[Data shown]
____________________

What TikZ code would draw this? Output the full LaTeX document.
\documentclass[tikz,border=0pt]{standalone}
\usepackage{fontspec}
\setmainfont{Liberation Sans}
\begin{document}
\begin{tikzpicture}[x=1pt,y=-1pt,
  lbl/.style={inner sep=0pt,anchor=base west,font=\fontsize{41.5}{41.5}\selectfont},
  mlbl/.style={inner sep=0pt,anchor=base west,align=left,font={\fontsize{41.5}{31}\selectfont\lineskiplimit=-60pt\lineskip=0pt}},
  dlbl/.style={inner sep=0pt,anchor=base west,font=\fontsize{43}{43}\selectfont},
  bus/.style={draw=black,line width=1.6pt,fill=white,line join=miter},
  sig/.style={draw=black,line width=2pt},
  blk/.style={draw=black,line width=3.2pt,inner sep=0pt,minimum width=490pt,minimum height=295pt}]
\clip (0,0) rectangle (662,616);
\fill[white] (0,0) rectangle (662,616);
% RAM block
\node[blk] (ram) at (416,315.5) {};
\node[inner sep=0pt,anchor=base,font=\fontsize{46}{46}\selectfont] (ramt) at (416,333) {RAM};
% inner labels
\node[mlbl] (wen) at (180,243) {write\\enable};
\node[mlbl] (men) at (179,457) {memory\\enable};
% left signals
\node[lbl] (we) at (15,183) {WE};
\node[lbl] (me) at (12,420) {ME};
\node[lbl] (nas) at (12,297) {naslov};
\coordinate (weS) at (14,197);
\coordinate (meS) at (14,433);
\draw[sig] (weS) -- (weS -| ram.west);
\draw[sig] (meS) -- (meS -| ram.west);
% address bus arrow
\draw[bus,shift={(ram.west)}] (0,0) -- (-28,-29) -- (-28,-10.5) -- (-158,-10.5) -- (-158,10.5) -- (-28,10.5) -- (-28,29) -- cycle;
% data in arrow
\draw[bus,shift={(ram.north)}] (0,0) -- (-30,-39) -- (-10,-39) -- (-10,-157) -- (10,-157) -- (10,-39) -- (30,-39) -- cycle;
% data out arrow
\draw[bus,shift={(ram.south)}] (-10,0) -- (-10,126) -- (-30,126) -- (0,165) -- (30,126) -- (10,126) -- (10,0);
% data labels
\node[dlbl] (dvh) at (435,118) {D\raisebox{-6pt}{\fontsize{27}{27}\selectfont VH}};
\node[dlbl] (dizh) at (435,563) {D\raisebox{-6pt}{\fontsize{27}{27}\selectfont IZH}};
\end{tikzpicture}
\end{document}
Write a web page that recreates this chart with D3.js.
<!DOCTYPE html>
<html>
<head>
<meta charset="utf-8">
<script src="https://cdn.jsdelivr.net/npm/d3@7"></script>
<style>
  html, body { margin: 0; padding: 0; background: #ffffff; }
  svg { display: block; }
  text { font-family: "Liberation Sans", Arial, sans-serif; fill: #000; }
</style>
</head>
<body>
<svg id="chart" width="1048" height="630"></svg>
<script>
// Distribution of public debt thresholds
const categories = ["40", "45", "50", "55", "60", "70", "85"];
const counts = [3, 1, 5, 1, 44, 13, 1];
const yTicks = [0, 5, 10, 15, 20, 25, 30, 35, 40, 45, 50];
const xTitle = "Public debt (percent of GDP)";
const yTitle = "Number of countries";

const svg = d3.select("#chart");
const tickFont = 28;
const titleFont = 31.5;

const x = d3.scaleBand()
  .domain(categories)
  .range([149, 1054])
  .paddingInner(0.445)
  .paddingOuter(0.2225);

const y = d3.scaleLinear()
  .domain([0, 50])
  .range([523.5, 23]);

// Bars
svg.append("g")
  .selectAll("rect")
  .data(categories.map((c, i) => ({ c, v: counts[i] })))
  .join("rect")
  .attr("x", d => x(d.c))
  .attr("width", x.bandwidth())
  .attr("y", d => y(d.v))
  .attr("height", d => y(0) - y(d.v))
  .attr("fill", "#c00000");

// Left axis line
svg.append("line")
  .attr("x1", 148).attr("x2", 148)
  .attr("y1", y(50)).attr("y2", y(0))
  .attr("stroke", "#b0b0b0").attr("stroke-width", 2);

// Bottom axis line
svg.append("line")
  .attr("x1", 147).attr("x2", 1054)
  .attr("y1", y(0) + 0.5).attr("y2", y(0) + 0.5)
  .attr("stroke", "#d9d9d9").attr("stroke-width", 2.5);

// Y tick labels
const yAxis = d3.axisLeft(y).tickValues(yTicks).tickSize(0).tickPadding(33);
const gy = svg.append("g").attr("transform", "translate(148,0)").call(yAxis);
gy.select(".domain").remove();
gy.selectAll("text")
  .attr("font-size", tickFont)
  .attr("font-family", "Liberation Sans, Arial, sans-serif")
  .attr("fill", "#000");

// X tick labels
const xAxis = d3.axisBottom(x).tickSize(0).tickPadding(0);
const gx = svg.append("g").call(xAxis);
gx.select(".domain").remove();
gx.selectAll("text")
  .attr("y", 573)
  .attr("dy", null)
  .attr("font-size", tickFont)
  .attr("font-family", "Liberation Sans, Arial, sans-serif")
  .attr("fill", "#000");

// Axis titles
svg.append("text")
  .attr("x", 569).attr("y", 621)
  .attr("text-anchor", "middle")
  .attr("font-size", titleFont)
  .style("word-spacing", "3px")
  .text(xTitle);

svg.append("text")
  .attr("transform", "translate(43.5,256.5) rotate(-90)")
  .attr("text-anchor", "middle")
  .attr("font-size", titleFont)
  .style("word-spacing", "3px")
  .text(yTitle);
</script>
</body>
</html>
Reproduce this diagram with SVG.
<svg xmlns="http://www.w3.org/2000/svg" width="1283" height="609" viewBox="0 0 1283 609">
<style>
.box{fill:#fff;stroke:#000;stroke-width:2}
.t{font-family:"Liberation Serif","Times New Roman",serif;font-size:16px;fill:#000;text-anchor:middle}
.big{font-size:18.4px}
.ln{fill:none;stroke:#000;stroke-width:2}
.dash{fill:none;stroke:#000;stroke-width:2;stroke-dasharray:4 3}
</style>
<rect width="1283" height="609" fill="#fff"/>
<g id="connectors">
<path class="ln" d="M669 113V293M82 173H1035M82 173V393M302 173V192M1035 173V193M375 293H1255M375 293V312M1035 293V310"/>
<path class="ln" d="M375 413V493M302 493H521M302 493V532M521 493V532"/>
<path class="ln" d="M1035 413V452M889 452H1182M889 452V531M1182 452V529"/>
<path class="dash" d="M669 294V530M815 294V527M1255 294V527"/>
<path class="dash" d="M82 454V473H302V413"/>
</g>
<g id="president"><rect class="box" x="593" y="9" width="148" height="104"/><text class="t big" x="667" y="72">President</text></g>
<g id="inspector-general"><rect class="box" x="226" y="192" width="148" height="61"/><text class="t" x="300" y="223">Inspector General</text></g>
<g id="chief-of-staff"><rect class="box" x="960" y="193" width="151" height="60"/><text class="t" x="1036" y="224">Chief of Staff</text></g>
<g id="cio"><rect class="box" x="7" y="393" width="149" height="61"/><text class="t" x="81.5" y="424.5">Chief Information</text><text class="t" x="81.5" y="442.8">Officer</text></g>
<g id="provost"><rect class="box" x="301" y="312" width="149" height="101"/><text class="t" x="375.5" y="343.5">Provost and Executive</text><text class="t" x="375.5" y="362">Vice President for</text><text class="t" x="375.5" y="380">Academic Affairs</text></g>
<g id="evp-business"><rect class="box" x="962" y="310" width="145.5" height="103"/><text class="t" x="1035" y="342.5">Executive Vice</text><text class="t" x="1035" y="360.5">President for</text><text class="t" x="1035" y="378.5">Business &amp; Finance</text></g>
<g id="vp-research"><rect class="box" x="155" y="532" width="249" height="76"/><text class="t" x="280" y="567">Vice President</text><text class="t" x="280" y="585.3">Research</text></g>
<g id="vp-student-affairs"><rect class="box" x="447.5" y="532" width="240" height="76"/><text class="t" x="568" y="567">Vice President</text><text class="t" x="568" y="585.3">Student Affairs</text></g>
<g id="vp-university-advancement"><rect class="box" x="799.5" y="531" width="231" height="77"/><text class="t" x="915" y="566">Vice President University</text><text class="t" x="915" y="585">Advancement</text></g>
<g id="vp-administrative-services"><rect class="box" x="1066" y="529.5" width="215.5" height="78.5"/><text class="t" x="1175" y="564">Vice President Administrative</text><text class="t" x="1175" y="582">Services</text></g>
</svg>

____________________

[What to produce]
Which lines contain the word "with"? Copy each one.

[Exercise response]
Write a web page that recreates this chart with D3.js.
Reproduce this diagram with SVG.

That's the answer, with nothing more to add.